The third is how to revive the national economy. Under Yoon’s presidency, the ROK’s GDP growth slowed down from 3.2 percent to 1.1 percent. The Korea Development Institute (KDI) projects merely 0.8-percent growth for 2025. Declining exports, investment, consumption and equity markets—together with rising consumer prices, exchange rates and unemployment—signal deep malaise of the country. A five-month political chaos over Yoon’s impeachment further rocked the economy.
Lee’s inauguration speech prioritized restoring growth and living standards, though external factors will continue to influence the recovery of this export-oriented economy.
China-ROK relations
Lee said he pursues “national interest-centered pragmatic diplomacy,” emphasizing that an adaptable and practical foreign policy should be implemented based on national interests while maintaining autonomy and diversity.

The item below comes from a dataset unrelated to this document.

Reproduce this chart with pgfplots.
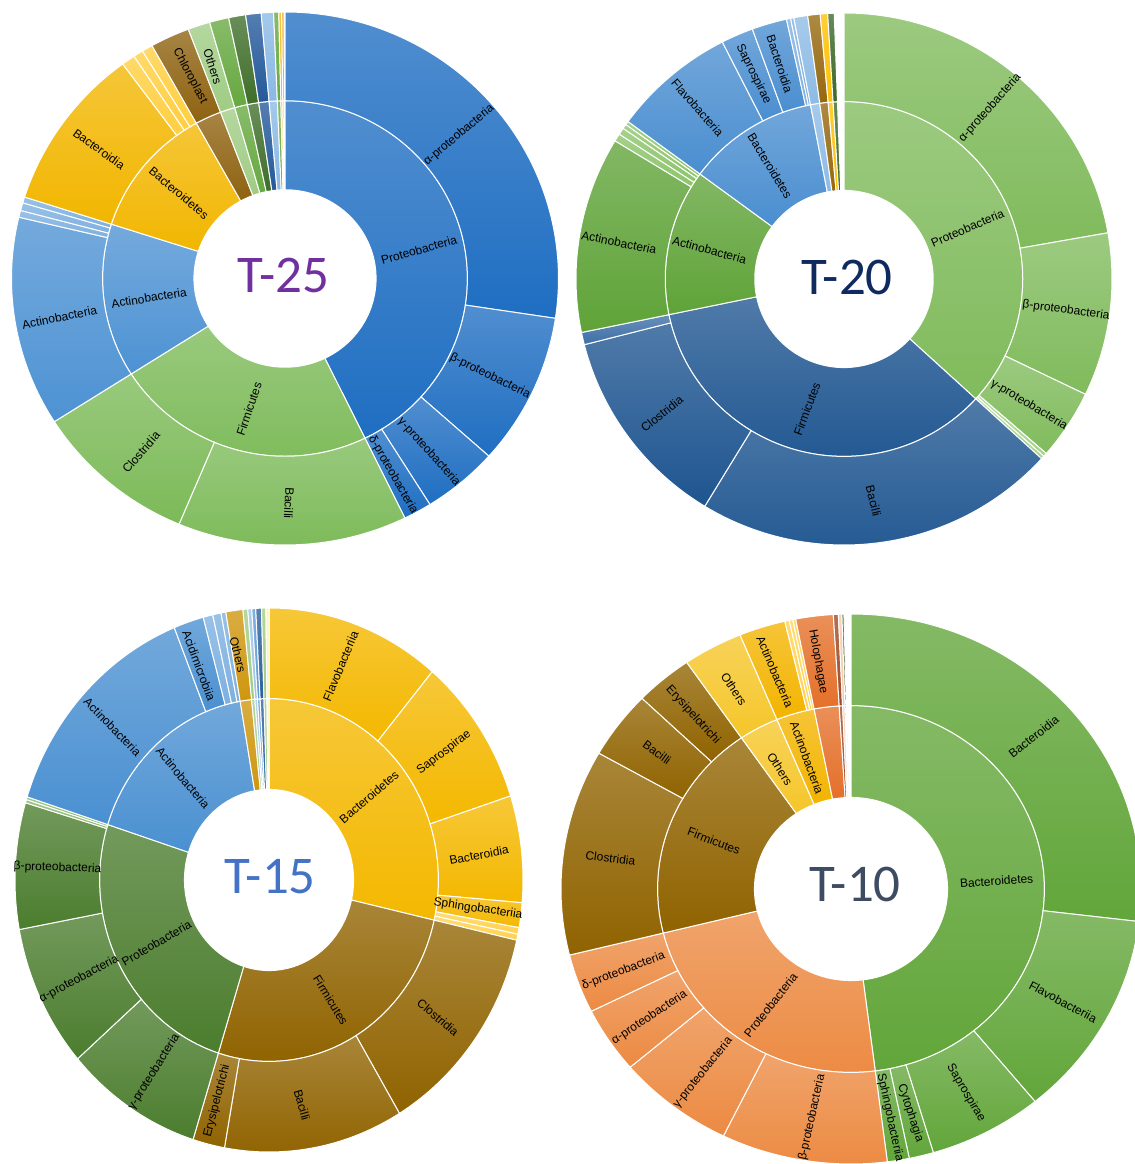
\documentclass[border=0pt]{standalone}
\usepackage{pgfplots}
\pgfplotsset{compat=1.18}
\usepackage{pgfplotstable}
\usepackage{fontspec}
\setmainfont{Liberation Sans}
\newfontfamily\titlefont{Carlito}

% T-25
\definecolor{AP}{HTML}{1F6EC2}
\definecolor{AA}{HTML}{4D92D3}
\definecolor{AAl}{HTML}{7DB0E0}
\definecolor{AF}{HTML}{7CBA58}
\definecolor{AY}{HTML}{F2B600}
\definecolor{AYl}{HTML}{FFCF40}
\definecolor{ABr}{HTML}{8E6210}
\definecolor{AgO}{HTML}{9FCC84}
\definecolor{AgM}{HTML}{66A840}
\definecolor{AgD}{HTML}{3F6E2A}
\definecolor{AbD}{HTML}{24599A}
\definecolor{AbP}{HTML}{8AB9E4}
\definecolor{AoR}{HTML}{E8A020}
% T-20
\definecolor{BP}{HTML}{80BB5C}
\definecolor{BPl}{HTML}{A5D38A}
\definecolor{BF}{HTML}{1E5590}
\definecolor{BFl}{HTML}{3E6FA6}
\definecolor{BA}{HTML}{5FA338}
\definecolor{BAl}{HTML}{8CC46A}
\definecolor{BB}{HTML}{4A8ED0}
\definecolor{BBl}{HTML}{7DB0E0}
\definecolor{BLB}{HTML}{8DBBE5}
\definecolor{BBr}{HTML}{96680E}
\definecolor{BYl}{HTML}{FFC000}
\definecolor{BDG}{HTML}{3C6928}
% T-15
\definecolor{CY}{HTML}{F4B800}
\definecolor{CYl}{HTML}{FFD24D}
\definecolor{CF}{HTML}{906300}
\definecolor{CP}{HTML}{4B7D2E}
\definecolor{CPl}{HTML}{86B86A}
\definecolor{CA}{HTML}{4A90D1}
\definecolor{CAl}{HTML}{7DB0E0}
\definecolor{CO}{HTML}{CF960E}
\definecolor{CgO}{HTML}{9FCC84}
\definecolor{CbP}{HTML}{9DC3E6}
\definecolor{CbL}{HTML}{5B9BD5}
\definecolor{CbD}{HTML}{2B5F9E}
\definecolor{ClY}{HTML}{FFF2B0}
% T-10
\definecolor{DG}{HTML}{62A63A}
\definecolor{DO}{HTML}{EC8A42}
\definecolor{DF}{HTML}{906300}
\definecolor{DYO}{HTML}{F5C62A}
\definecolor{DYA}{HTML}{F3B400}
\definecolor{DYAl}{HTML}{FFD24D}
\definecolor{DH}{HTML}{E4702A}
\definecolor{DDR}{HTML}{9E4A26}
\definecolor{DlP}{HTML}{F6C7A8}
\definecolor{DDG}{HTML}{375623}
% titles
\definecolor{tA}{HTML}{7030A0}
\definecolor{tB}{HTML}{0E2A5E}
\definecolor{tC}{HTML}{4472C4}
\definecolor{tD}{HTML}{3D4B63}

\def\pxu{0.5}

\pgfplotsset{
  sunb/.style 2 args={
    scatter, only marks, mark=*, mark size=0.2pt,
    point meta=explicit symbolic,
    visualization depends on={\thisrow{a}\as\wa},
    visualization depends on={\thisrow{b}\as\wb},
    visualization depends on={\thisrow{ri}\as\wri},
    visualization depends on={\thisrow{ro}\as\wro},
    scatter/@pre marker code/.code={%
      \edef\wc{\pgfplotspointmeta}%
      \pgfmathsetmacro\wsa{90-\wa}%
      \pgfmathsetmacro\wsb{90-\wb}%
      \pgfmathsetmacro\oxr{\wro*#1*\pxu}%
      \pgfmathsetmacro\oyr{\wro*#2*\pxu}%
      \pgfmathsetmacro\ixr{\wri*#1*\pxu}%
      \pgfmathsetmacro\iyr{\wri*#2*\pxu}%
      \path[draw=white, line width=0.5pt, top color=\wc!78!white, bottom color=\wc]
        (\wsa:\oxr pt and \oyr pt)
        arc[start angle=\wsa, end angle=\wsb, x radius=\oxr pt, y radius=\oyr pt]
        -- (\wsb:\ixr pt and \iyr pt)
        arc[start angle=\wsb, end angle=\wsa, x radius=\ixr pt, y radius=\iyr pt]
        -- cycle;
      \begin{scope}[opacity=0]%
    },
    scatter/@post marker code/.code={\end{scope}},
  },
  labs/.style={
    scatter, only marks, mark=*, mark size=0.2pt,
    point meta=explicit symbolic,
    visualization depends on={\thisrow{r}\as\lr},
    scatter/@pre marker code/.code={%
      \node[rotate=\lr, inner sep=0pt, font=\fontsize{6}{7}\selectfont, text=black] at (0,0) {\pgfplotspointmeta};%
      \begin{scope}[opacity=0]},
    scatter/@post marker code/.code={\end{scope}},
  },
  tits/.style={
    scatter, only marks, mark=*, mark size=0.2pt,
    point meta=explicit symbolic,
    scatter/@pre marker code/.code={%
      \node[inner sep=0pt, font=\titlefont\fontsize{26.5}{30}\selectfont, text=#1] at (0,0) {\pgfplotspointmeta};%
      \begin{scope}[opacity=0]},
    scatter/@post marker code/.code={\end{scope}},
  },
}

% x y = centre (px), a b = clockwise degrees from 12 o'clock, ri ro = ring radii (fraction of outer)
\pgfplotstableread{
x y a b ri ro c
285 885.5 0 154 0.333 0.667 AP
285 885.5 154 237.5 0.333 0.667 AF
285 885.5 237.5 287.8 0.333 0.667 AA
285 885.5 287.8 330.9 0.333 0.667 AY
285 885.5 330.9 339.3 0.333 0.667 ABr
285 885.5 339.3 344 0.333 0.667 AgO
285 885.5 344 348.1 0.333 0.667 AgM
285 885.5 348.1 351.7 0.333 0.667 AgD
285 885.5 351.7 355 0.333 0.667 AbD
285 885.5 355 357.6 0.333 0.667 AbP
285 885.5 357.6 358.7 0.333 0.667 AgM
285 885.5 358.7 359.3 0.333 0.667 AY
285 885.5 359.3 359.8 0.333 0.667 AoR
285 885.5 0 98.6 0.667 1 AP
285 885.5 98.6 131.8 0.667 1 AP
285 885.5 131.8 148 0.667 1 AP
285 885.5 148 154 0.667 1 AP
285 885.5 154 202.8 0.667 1 AF
285 885.5 202.8 237.5 0.667 1 AF
285 885.5 237.5 283.3 0.667 1 AA
285 885.5 283.3 284.8 0.667 1 AAl
285 885.5 284.8 286.5 0.667 1 AAl
285 885.5 286.5 287.8 0.667 1 AAl
285 885.5 287.8 323.6 0.667 1 AY
285 885.5 323.6 326.5 0.667 1 AYl
285 885.5 326.5 328.6 0.667 1 AYl
285 885.5 328.6 330.9 0.667 1 AYl
285 885.5 330.9 339.3 0.667 1 ABr
285 885.5 339.3 344 0.667 1 AgO
285 885.5 344 348.1 0.667 1 AgM
285 885.5 348.1 351.7 0.667 1 AgD
285 885.5 351.7 355 0.667 1 AbD
285 885.5 355 357.6 0.667 1 AbP
285 885.5 357.6 358.7 0.667 1 AgM
285 885.5 358.7 359.3 0.667 1 AY
285 885.5 359.3 359.8 0.667 1 AoR
}\tabA

\pgfplotstableread{
x y a b ri ro c
844 885 0 132.5 0.333 0.667 BP
844 885 132.5 258.4 0.333 0.667 BF
844 885 258.4 306.3 0.333 0.667 BA
844 885 306.3 349.2 0.333 0.667 BB
844 885 349.2 352.2 0.333 0.667 BLB
844 885 352.2 354.9 0.333 0.667 BBr
844 885 354.9 356.5 0.333 0.667 BYl
844 885 356.5 357.9 0.333 0.667 BDG
844 885 0 80 0.667 1 BP
844 885 80 115.7 0.667 1 BP
844 885 115.7 131 0.667 1 BP
844 885 131 131.8 0.667 1 BPl
844 885 131.8 132.5 0.667 1 BPl
844 885 132.5 211.3 0.667 1 BF
844 885 211.3 255.7 0.667 1 BF
844 885 255.7 258.4 0.667 1 BFl
844 885 258.4 301.3 0.667 1 BA
844 885 301.3 303 0.667 1 BAl
844 885 303 304.5 0.667 1 BAl
844 885 304.5 305.5 0.667 1 BAl
844 885 305.5 306.3 0.667 1 BAl
844 885 306.3 333 0.667 1 BB
844 885 333 340 0.667 1 BB
844 885 340 347.6 0.667 1 BB
844 885 347.6 348.5 0.667 1 BBl
844 885 348.5 349.2 0.667 1 BBl
844 885 349.2 352.2 0.667 1 BLB
844 885 352.2 354.9 0.667 1 BBr
844 885 354.9 356.5 0.667 1 BYl
844 885 356.5 357.9 0.667 1 BDG
}\tabB

\pgfplotstableread{
x y a b ri ro c
269 284 0 102.8 0.333 0.667 CY
269 284 102.8 197.4 0.333 0.667 CF
269 284 197.4 287.8 0.333 0.667 CP
269 284 287.8 350.2 0.333 0.667 CA
269 284 350.2 354.1 0.333 0.667 CO
269 284 354.1 355.2 0.333 0.667 CgO
269 284 355.2 356.1 0.333 0.667 CbP
269 284 356.1 357.0 0.333 0.667 CbL
269 284 357.0 358.3 0.333 0.667 CbD
269 284 358.3 359.3 0.333 0.667 CgO
269 284 359.3 360 0.333 0.667 ClY
269 284 0 40 0.667 1 CY
269 284 40 72 0.667 1 CY
269 284 72 94.8 0.667 1 CY
269 284 94.8 100.1 0.667 1 CY
269 284 100.1 101.5 0.667 1 CYl
269 284 101.5 102.8 0.667 1 CYl
269 284 102.8 149.1 0.667 1 CF
269 284 149.1 190.1 0.667 1 CF
269 284 190.1 197.4 0.667 1 CF
269 284 197.4 228.9 0.667 1 CP
269 284 228.9 259.5 0.667 1 CP
269 284 259.5 286.5 0.667 1 CP
269 284 286.5 287.2 0.667 1 CPl
269 284 287.2 287.8 0.667 1 CPl
269 284 287.8 338.1 0.667 1 CA
269 284 338.1 345 0.667 1 CA
269 284 345 347.2 0.667 1 CAl
269 284 347.2 349.1 0.667 1 CAl
269 284 349.1 350.2 0.667 1 CAl
269 284 350.2 354.1 0.667 1 CO
269 284 354.1 355.2 0.667 1 CgO
269 284 355.2 356.1 0.667 1 CbP
269 284 356.1 357.0 0.667 1 CbL
269 284 357.0 358.3 0.667 1 CbD
269 284 358.3 359.3 0.667 1 CgO
269 284 359.3 360 0.667 1 ClY
}\tabC

\pgfplotstableread{
x y a b ri ro c
851 275 0 172.8 0.333 0.667 DG
851 275 172.8 256.1 0.333 0.667 DO
851 275 256.1 325.5 0.333 0.667 DF
851 275 325.5 337.5 0.333 0.667 DYO
851 275 337.5 349 0.333 0.667 DYA
851 275 349 356.5 0.333 0.667 DH
851 275 356.5 357.5 0.333 0.667 DDR
851 275 357.5 358.2 0.333 0.667 DlP
851 275 358.2 358.6 0.333 0.667 DDG
851 275 0 96.8 0.667 1 DG
851 275 96.8 140.6 0.667 1 DG
851 275 140.6 163.5 0.667 1 DG
851 275 163.5 168.4 0.667 1 DG
851 275 168.4 172.8 0.667 1 DG
851 275 172.8 206.1 0.667 1 DO
851 275 206.1 229.6 0.667 1 DO
851 275 229.6 243.6 0.667 1 DO
851 275 243.6 256.1 0.667 1 DO
851 275 256.1 299.6 0.667 1 DF
851 275 299.6 313.9 0.667 1 DF
851 275 313.9 325.5 0.667 1 DF
851 275 325.5 337.5 0.667 1 DYO
851 275 337.5 346.8 0.667 1 DYA
851 275 346.8 347.7 0.667 1 DYAl
851 275 347.7 348.4 0.667 1 DYAl
851 275 348.4 349 0.667 1 DYAl
851 275 349 356.5 0.667 1 DH
851 275 356.5 357.5 0.667 1 DDR
851 275 357.5 358.2 0.667 1 DlP
851 275 358.2 358.6 0.667 1 DDG
}\tabD

\pgfplotstableread{
x y r t
459 1029 40 α-proteobacteria
419 914 16 Proteobacteria
490 788 -26 β-proteobacteria
429 712 -48 γ-proteobacteria
393 689 -60 δ-proteobacteria
249 755 71 Firmicutes
289 661 -93 Bacilli
141 712 49 Clostridia
59.5 846.5 11.5 Actinobacteria
149 866 9 Actinobacteria
99 1015 -35.5 Bacteroidia
179 971 -40 Bacteroidetes
190 1088 -62 Chloroplast
212.7 1097.3 -72 Others
990 1056 48.5 α-proteobacteria
967.5 936 23.5 Proteobacteria
1066 853.5 -7.4 β-proteobacteria
1029 759 -31 γ-proteobacteria
807 755 69.5 Firmicutes
873.5 663 -76 Bacilli
662 750 38.7 Clostridia
619 921.5 -11.6 Actinobacteria
709.5 914 -15.3 Actinobacteria
697.5 1056 -49 Flavobacteria
753.5 1090 -63.8 Saprospirae
779.7 1100 -72 Bacteroidia
770 998 -58.5 Bacteroidetes
340.6 498 67.6 Flavobacteriia
444 411.5 38 Saprospirae
369 367 40.7 Bacteroidetes
479 309 10.5 Bacteroidia
478 255 -8.3 Sphingobacteriia
330.7 164 -58.5 Firmicutes
438 146.5 -40.3 Clostridia
302 59 -74 Bacilli
217 63 75.4 Erysipelotrichi
154 92 58 γ-proteobacteria
156.5 221 30.3 Proteobacteria
79 185 27.8 α-proteobacteria
57.5 296 -1.9 β-proteobacteria
112.5 437 -45.8 Actinobacteria
183 386 -50 Actinobacteria
199 498 -69.5 Acidimicrobiia
238 509 -76 Others
1033.7 427.3 38.7 Bacteroidia
996.6 283 3.8 Bacteroidetes
1063 162 -28 Flavobacteriia
966 71 -59.5 Saprospirae
910.5 51 -72 Cytophagia
890 46.5 -77.8 Sphingobacteriia
812 46.5 77.6 β-proteobacteria
703 91.5 51 γ-proteobacteria
770.7 159 51.7 Proteobacteria
649.5 146.5 33.6 α-proteobacteria
623.5 193 20.5 δ-proteobacteria
610.5 306 -7.3 Clostridia
714 323 -21.3 Firmicutes
657 411.5 -36 Bacilli
693 449 -48 Erysipelotrichi
734 475 -56.4 Others
775 492.3 -67 Actinobacteria
818 502.3 -80 Holophagae
780 395 -57.5 Others
807 406 -70 Actinobacteria
}\labs

\begin{document}
\begin{tikzpicture}
\begin{axis}[
  x=\pxu pt, y=\pxu pt,
  xmin=0, xmax=1135, ymin=0, ymax=1164,
  hide axis, clip=true, clip marker paths=true,
]
\addplot[sunb={273.5}{266.5}] table[x=x, y=y, meta=c] {\tabA};
\addplot[sunb={268}{266}] table[x=x, y=y, meta=c] {\tabB};
\addplot[sunb={254}{272}] table[x=x, y=y, meta=c] {\tabC};
\addplot[sunb={290}{275}] table[x=x, y=y, meta=c] {\tabD};
\addplot[labs] table[x=x, y=y, meta=t] {\labs};
\addplot[tits=tA] coordinates {(283.5,888.5) [T-25]};
\addplot[tits=tB] coordinates {(847,887) [T-20]};
\addplot[tits=tC] coordinates {(270,287) [T-15]};
\addplot[tits=tD] coordinates {(855,280) [T-10]};
\coordinate (bbsw) at (rel axis cs:0,0);
\coordinate (bbne) at (rel axis cs:1,1);
\end{axis}
\pgfresetboundingbox
\path[use as bounding box] (bbsw) rectangle (bbne);
\end{tikzpicture}
\end{document}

While affirming the ROK-U.S. alliance and trilateral Japan-ROK-U.S. cooperation, the new ROK government might seek to expand pragmatic cooperation with China, Russia, other countries in Asia and the Global South—the nations of the world considered to have a relatively low level of economic and industrial development and typically located to the south of more industrialized nations—so as to cope with new changes in the international political and economic landscapes.
Lee has stated that the ROK and China have close economic ties and are geographically close, and they should expand cooperation in areas such as trade, culture and climate governance. He also advocates jointly stabilizing the Korean Peninsula through strategic communication at all levels, and strengthening regional cooperation through the institutionalized trilateral cooperation mechanism among the ROK, China and Japan.
Lee has also taken a prudent stance on the Taiwan question, which is purely an internal affair of China, marking a clear shift from Yoon’s provocative approach. This position could help improve strained relations and rebuild strategic trust with China.
Yet numerous constraints remain. Strong anti-China sentiment and right-wing politics in the ROK persist, as does economic competition. Meanwhile, the U.S. is expected to pressure the ROK to strengthen alignment on political, economic and military fronts—possibly threatening erosion of the alliance or even U.S. troop withdrawal if Seoul resists.
Striking a balance between China and the U.S. and advancing cooperation with China will be the key to testing whether Lee’s administration has genuine intent and the capacity to deepen the country’s strategic partnership with China.
The author is director of and professor at the Center for Korean Peninsula Studies at Shanghai University of International Business and Economics.